__INSTRUCTION__.
Each line of the material below that holds the word "chart" needs to be copied.

__COLLECTED MATERIAL__.
▼

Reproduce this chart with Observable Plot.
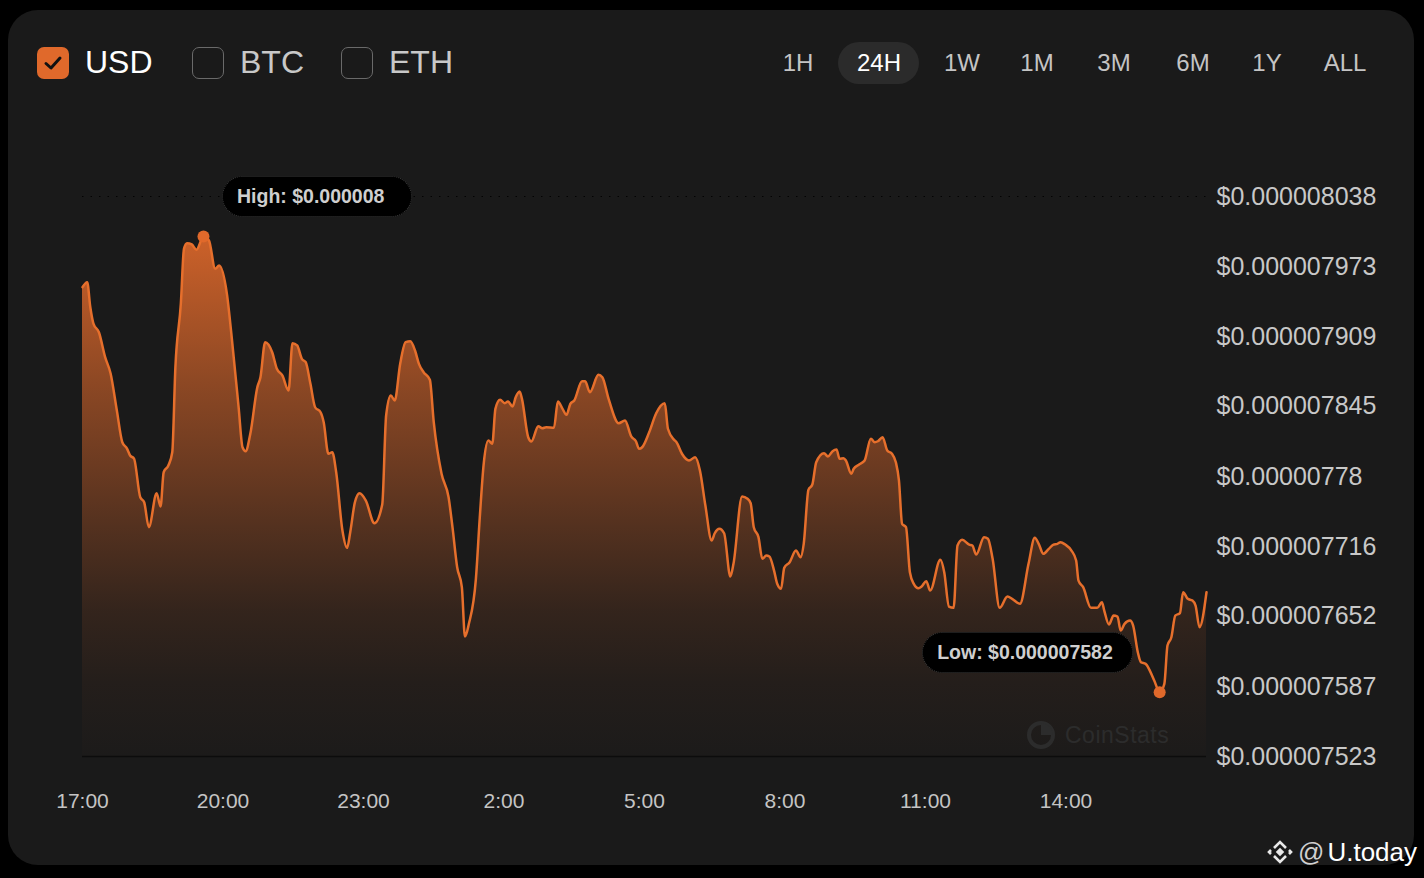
<!DOCTYPE html>
<html><head><meta charset="utf-8">
<script src="https://cdn.jsdelivr.net/npm/d3@7"></script>
<script src="https://cdn.jsdelivr.net/npm/@observablehq/plot@0.6"></script>
<style>
html,body{margin:0;padding:0;background:#000;}
body{width:1424px;height:878px;position:relative;overflow:hidden;font-family:"Liberation Sans",Arial,sans-serif;}
#card{position:absolute;left:8px;top:10px;width:1406px;height:855px;background:#1a1a1a;border-radius:30px;}
.cb{position:absolute;top:47px;width:32px;height:32px;border-radius:7px;box-sizing:border-box;}
.cb.on{background:#e0692b;}
.cb.off{border:1.5px solid #6a6a6a;}
.cur{position:absolute;top:41px;font-size:32px;line-height:42px;color:#c8c8c8;}
.rng{position:absolute;top:44px;height:38px;line-height:38px;font-size:24px;color:#c4c4c4;transform:translateX(-50%);white-space:nowrap;}
#pill{position:absolute;left:838px;top:42px;width:81px;height:42px;border-radius:21px;background:#2b2b2b;}
#chart{position:absolute;left:0;top:120px;}
.tip{position:absolute;height:41px;box-sizing:border-box;border:1px dotted #3c3c3c;border-radius:21px;background:#000;color:#cfcfcf;font-weight:bold;font-size:19.5px;line-height:39px;padding-left:14px;white-space:nowrap;}
#wm{position:absolute;left:1026px;top:720px;height:30px;display:flex;align-items:center;color:#2c2c2c;font-size:23px;letter-spacing:0.5px;}
#ut{position:absolute;left:1266px;top:836px;height:32px;display:flex;align-items:center;font-size:26px;color:#fff;}
</style>
</head>
<body>
<div id="card"></div>
<div id="header"></div>
<div id="chart"></div>
<div id="wm"><svg width="30" height="30" viewBox="0 0 30 30" style="margin-right:9px"><circle cx="15" cy="15" r="12" fill="none" stroke="#2c2c2c" stroke-width="4"/><path d="M15 15 L15 3 A12 12 0 0 1 27 15 Z" fill="#2c2c2c"/></svg>CoinStats</div>
<div id="ut"><svg width="28" height="28" viewBox="0 0 28 28" style="margin-right:4px"><g fill="none" stroke="#e8e8e8" stroke-width="2.6"><path d="M8 10 L14 4 L20 10"/><path d="M8 18 L14 24 L20 18"/><path d="M5 12 L3 14 L5 16"/><path d="M23 12 L25 14 L23 16"/></g><rect x="11" y="11" width="6" height="6" fill="#e8e8e8" transform="rotate(45 14 14)"/></svg><span style="color:#d0d0d0;margin-right:3px">@</span><span>U.today</span></div>
<script>
// ---- data ----
const currencies = ["USD", "BTC", "ETH"];
const activeCurrency = "USD";
const ranges = ["1H", "24H", "1W", "1M", "3M", "6M", "1Y", "ALL"];
const activeRange = "24H";

const times = ["17:00","17:06","17:10","17:14","17:21","17:29","17:36","17:44","17:51","17:57","18:01","18:06","18:14","18:19","18:25","18:35","18:40","18:44","18:50","18:55","18:59","19:06","19:10","19:14","19:20","19:26","19:35","19:42","19:50","19:55","20:05","20:12","20:20","20:25","20:29","20:35","20:44","20:48","20:54","21:03","21:09","21:16","21:24","21:29","21:35","21:41","21:46","21:52","21:58","22:05","22:09","22:15","22:20","22:25","22:33","22:39","22:43","22:49","22:55","23:03","23:14","23:24","23:29","23:35","23:40","23:47","23:54","00:00","00:06","00:11","00:17","00:25","00:30","00:40","00:49","00:54","01:00","01:06","01:10","01:15","01:24","01:29","01:34","01:40","01:45","01:49","01:55","02:01","02:05","02:11","02:15","02:20","02:23","02:31","02:35","02:44","02:49","02:54","03:04","03:09","03:15","03:20","03:25","03:30","03:40","03:44","03:50","04:01","04:06","04:14","04:27","04:35","04:43","04:49","04:53","04:57","05:06","05:15","05:26","05:30","05:38","05:41","05:48","05:57","06:05","06:11","06:18","06:26","06:30","06:36","06:42","06:50","06:54","07:05","07:12","07:16","07:20","07:26","07:31","07:36","07:40","07:46","07:50","07:55","07:59","08:06","08:14","08:20","08:24","08:30","08:35","08:40","08:50","08:55","09:01","09:06","09:10","09:15","09:18","09:25","09:28","09:35","09:42","09:50","09:55","09:59","10:05","10:11","10:17","10:22","10:26","10:30","10:35","10:40","10:45","10:51","10:55","11:01","11:06","11:19","11:24","11:30","11:36","11:41","11:47","11:56","12:00","12:05","12:15","12:20","12:26","12:35","12:45","12:51","13:01","13:12","13:20","13:25","13:31","13:38","13:44","13:49","13:53","13:59","14:07","14:13","14:16","14:22","14:32","14:40","14:46","14:49","14:55","15:01","15:06","15:10","15:15","15:22","15:26","15:32","15:36","15:42","15:53","16:00","16:06","16:10","16:15","16:20","16:26","16:30","16:36","16:42","16:46","16:51","17:00"];

// price in USD x 1e-6
const pricesE6 = [7.9546,7.9592,7.9362,7.9212,7.9132,7.8902,7.8752,7.8412,7.8120,7.8062,7.7998,7.7970,7.7614,7.7568,7.7339,7.7651,7.7529,7.7844,7.7906,7.8028,7.8810,7.9396,7.9899,7.9950,7.9939,7.9890,8.0012,7.9975,7.9715,7.9745,7.9485,7.9025,7.8442,7.8074,7.8038,7.8198,7.8626,7.8718,7.9040,7.8948,7.8795,7.8734,7.8596,7.9031,7.9010,7.8887,7.8856,7.8657,7.8442,7.8396,7.8304,7.8014,7.8028,7.7844,7.7308,7.7149,7.7293,7.7568,7.7651,7.7584,7.7375,7.7547,7.8366,7.8550,7.8504,7.8841,7.9040,7.9049,7.8964,7.8841,7.8764,7.8694,7.8304,7.7830,7.7614,7.7339,7.6971,7.6787,7.6333,7.6450,7.6864,7.7431,7.7922,7.8136,7.8106,7.8427,7.8510,7.8479,7.8495,7.8449,7.8534,7.8587,7.8519,7.8166,7.8127,7.8267,7.8249,7.8258,7.8253,7.8495,7.8427,7.8372,7.8473,7.8504,7.8681,7.8681,7.8580,7.8740,7.8718,7.8519,7.8295,7.8320,7.8173,7.8129,7.8060,7.8074,7.8212,7.8387,7.8479,7.8244,7.8142,7.8120,7.8014,7.7952,7.7982,7.7860,7.7538,7.7216,7.7283,7.7324,7.7283,7.6885,7.7002,7.7621,7.7600,7.7559,7.7339,7.7247,7.7048,7.7078,7.7069,7.6940,7.6818,7.6772,7.6965,7.7017,7.7124,7.7063,7.7186,7.7682,7.7731,7.7936,7.8019,7.7989,7.8038,7.8053,7.7968,7.7973,7.7952,7.7830,7.7876,7.7915,7.7952,7.8152,7.8120,7.8129,7.8166,7.8044,7.8014,7.7936,7.7768,7.7370,7.7339,7.6925,7.6818,7.6777,7.6793,7.6842,7.6756,7.7039,7.6925,7.6609,7.6597,7.7170,7.7223,7.7179,7.7170,7.7087,7.7247,7.7232,7.7048,7.6597,7.6701,7.6680,7.6634,7.7002,7.7241,7.7186,7.7094,7.7140,7.7179,7.7186,7.7201,7.7179,7.7124,7.7032,7.6848,7.6787,7.6597,7.6597,7.6649,7.6572,7.6444,7.6526,7.6517,7.6388,7.6450,7.6480,7.6434,7.6189,7.6097,7.6082,7.5929,7.5820,7.5898,7.6251,7.6327,7.6526,7.6548,7.6741,7.6680,7.6664,7.6618,7.6419,7.6741];

const yTickValues = [8.038, 7.973, 7.909, 7.845, 7.780, 7.716, 7.652, 7.587, 7.523];
const yTickLabels = ["$0.000008038","$0.000007973","$0.000007909","$0.000007845","$0.00000778","$0.000007716","$0.000007652","$0.000007587","$0.000007523"];
const xTickLabels = ["17:00","20:00","23:00","2:00","5:00","8:00","11:00","14:00"];
const highLabel = "High: $0.000008";
const lowLabel = "Low: $0.000007582";

// ---- helpers ----
function toDates(list) {
  let day = 0, prev = -1;
  return list.map(s => {
    const [h, m] = s.split(":").map(Number);
    const mins = h * 60 + m;
    if (mins < prev) day++;
    prev = mins;
    return new Date(Date.UTC(2024, 0, 1 + day, h, m));
  });
}
const dates = toDates(times);
const data = dates.map((d, i) => ({date: d, price: pricesE6[i]}));
const xTicks = toDates(xTickLabels);
const xStart = dates[0], xEnd = dates[dates.length - 1];
const yMin = yTickValues[yTickValues.length - 1], yMax = yTickValues[0];
const hi = data.reduce((a, b) => (b.price > a.price ? b : a));
const lo = data.reduce((a, b) => (b.price < a.price ? b : a));

// ---- header ----
const header = document.getElementById("header");
const cbLeft = [37, 192, 341], txtLeft = [85, 240, 389];
currencies.forEach((c, i) => {
  const on = c === activeCurrency;
  const b = document.createElement("div");
  b.className = "cb " + (on ? "on" : "off");
  b.style.left = cbLeft[i] + "px";
  if (on) b.innerHTML = '<svg width="32" height="32" viewBox="0 0 32 32"><path d="M9 16.5 L14 21 L23 11" fill="none" stroke="#111" stroke-width="3" stroke-linecap="round" stroke-linejoin="round"/></svg>';
  header.appendChild(b);
  const t = document.createElement("div");
  t.className = "cur";
  t.style.left = txtLeft[i] + "px";
  t.style.color = on ? "#ffffff" : "#c8c8c8";
  t.textContent = c;
  header.appendChild(t);
});
const pill = document.createElement("div");
pill.id = "pill";
header.appendChild(pill);
const rngCenters = [798, 879, 962, 1037, 1114, 1193, 1267, 1345];
ranges.forEach((r, i) => {
  const t = document.createElement("div");
  t.className = "rng";
  t.style.left = rngCenters[i] + "px";
  if (r === activeRange) t.style.color = "#ffffff";
  t.textContent = r;
  header.appendChild(t);
});

// ---- chart ----
const gradient = () => {
  const ns = "http://www.w3.org/2000/svg";
  const defs = document.createElementNS(ns, "defs");
  defs.innerHTML = `<linearGradient id="areaGrad" x1="0" y1="0" x2="0" y2="1">
    <stop offset="0" stop-color="#e0692b" stop-opacity="0.9"/>
    <stop offset="0.3" stop-color="#e0692b" stop-opacity="0.56"/>
    <stop offset="0.55" stop-color="#e0692b" stop-opacity="0.3"/>
    <stop offset="0.72" stop-color="#e0692b" stop-opacity="0.13"/>
    <stop offset="0.86" stop-color="#e0692b" stop-opacity="0.05"/>
    <stop offset="1" stop-color="#e0692b" stop-opacity="0.01"/>
  </linearGradient>`;
  return defs;
};

const curve = "monotone-x";
const plot = Plot.plot({
  width: 1424,
  height: 720,
  marginLeft: 82,
  marginRight: 218,
  marginTop: 76,
  marginBottom: 84,
  style: {background: "transparent", color: "#c8c8c8", fontFamily: "'Liberation Sans', Arial, sans-serif", overflow: "visible"},
  x: {type: "utc", domain: [xStart, xEnd]},
  y: {domain: [yMin, yMax]},
  marks: [
    gradient,
    Plot.ruleY([yMax], {stroke: "#000", strokeOpacity: 0.85, strokeDasharray: "1.5 7"}),
    Plot.areaY(data, {x: "date", y1: () => yMin, y2: "price", fill: "url(#areaGrad)", curve}),
    Plot.ruleY([yMin], {stroke: "#0c0c0c", strokeWidth: 1.5}),
    Plot.lineY(data, {x: "date", y: "price", stroke: "#e66f2c", strokeWidth: 2.5, curve}),
    Plot.dot([hi, lo], {x: "date", y: "price", r: 6, fill: "#e0692b", stroke: "none"}),
    Plot.axisX({ticks: xTicks, tickFormat: (d, i) => xTickLabels[i], tickSize: 0, tickPadding: 37, fontSize: 21, fill: "#c4c4c4", label: null}),
    Plot.axisY({anchor: "right", ticks: yTickValues, tickFormat: (d, i) => yTickLabels[i], tickSize: 0, tickPadding: 10, fontSize: 25, fill: "#c8c8c8", label: null})
  ]
});
const chart = document.getElementById("chart");
chart.appendChild(plot);

// ---- high / low annotations positioned via the plot's scales ----
const sx = plot.scale("x"), sy = plot.scale("y");
const top0 = 120;
function addTip(text, left, top, width) {
  const d = document.createElement("div");
  d.className = "tip";
  d.style.left = left + "px";
  d.style.top = top + "px";
  d.style.width = width + "px";
  d.textContent = text;
  document.body.appendChild(d);
}
const hx = sx.apply(hi.date), hy = sy.apply(hi.price) + top0;
addTip(highLabel, hx + 19, hy - 60, 190);
const lx = sx.apply(lo.date), ly = sy.apply(lo.price) + top0;
addTip(lowLabel, lx - 26 - 211, ly - 60, 211);
</script>
</body></html>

▲

__COMPLETED TASK__.
Reproduce this chart with Observable Plot.
#chart{position:absolute;left:0;top:120px;}
<div id="chart"></div>
// ---- chart ----
const chart = document.getElementById("chart");
chart.appendChild(plot);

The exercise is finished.